Another possibility might be to draw on the other human senses to aid in that extrapolation. Thus, Figure 2.10 shows figures generated by Fractal Music 1.9; click on the images and hear the associated music. The left figure shows the cellular automata base generated by default--it is bilaterally symmetric about a central vertical line and was generated using a symmetrically arranged initiator string of 64 digits ranging in value from 0 to 7 (one for each tone). The next figure, K=3, shows the cellular automata diagram (another sort of "bubble foam" in appearance) generated using the value for the fractional dimension of the K=3 hexagonal hierarchy carried out to 64 decimal places as the initiator string for the music. The next figure, K=4, shows the cellular automata diagram generated using the value for the fractional dimension of the K=4 hexagonal hierarchy carried out to 64 decimal places as the initiator string for the music. The final figure, K=7, shows the cellular automata diagram generated using the value for the fractional dimension of the K=7 hexagonal hierarchy carried out to 64 decimal places as the initiator string for the music. Click on each figure to hear the music. Each musical sequence, of over 1000 steps, was created from the default base, changing only the initiator string, so that the fractional dimension is what operates on a "seed" value of basic notes. The listener should hear the basic pattern in all characterizations: great symmetry in the base value; abrupt changes of state in the K=3 value; a smoother filling of musical space in the K=4 music; and, gaps in the K=7 musical characterization derived from the K=7 fractional dimension. The bilaterally symmetric bubble-foam figure associated with the base has been skewed by each of the K-values, as has the corresponding music. Thus, we extend visualization from two dimensional graphical images to three dimensional graphical images to the mind's eye, and finally, to the mind's ear: capturing hierarchical pattern through 1000 steps or more is easy in the musical clips.
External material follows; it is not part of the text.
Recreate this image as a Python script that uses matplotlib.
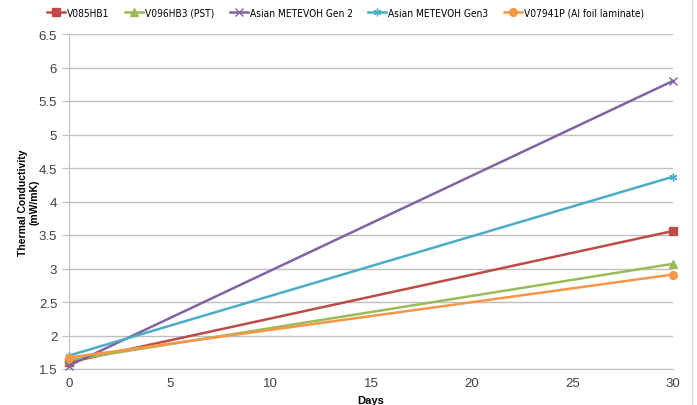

Such characterization offers added capability to those of us with all of our senses that are functional: for those with limited visual sensory function, it offers a way to an auditory "visualization" of the beauty of geometry.
Base |
K=3 |
K=4 |
K=7 |
In subsequent chapters, we offer
mathematical
proof of these ideas and extensions of these ideas into new
realms.
The classical is used for alignment of new with the old: a
strategy
useful in a wide range of theoretical and applied research.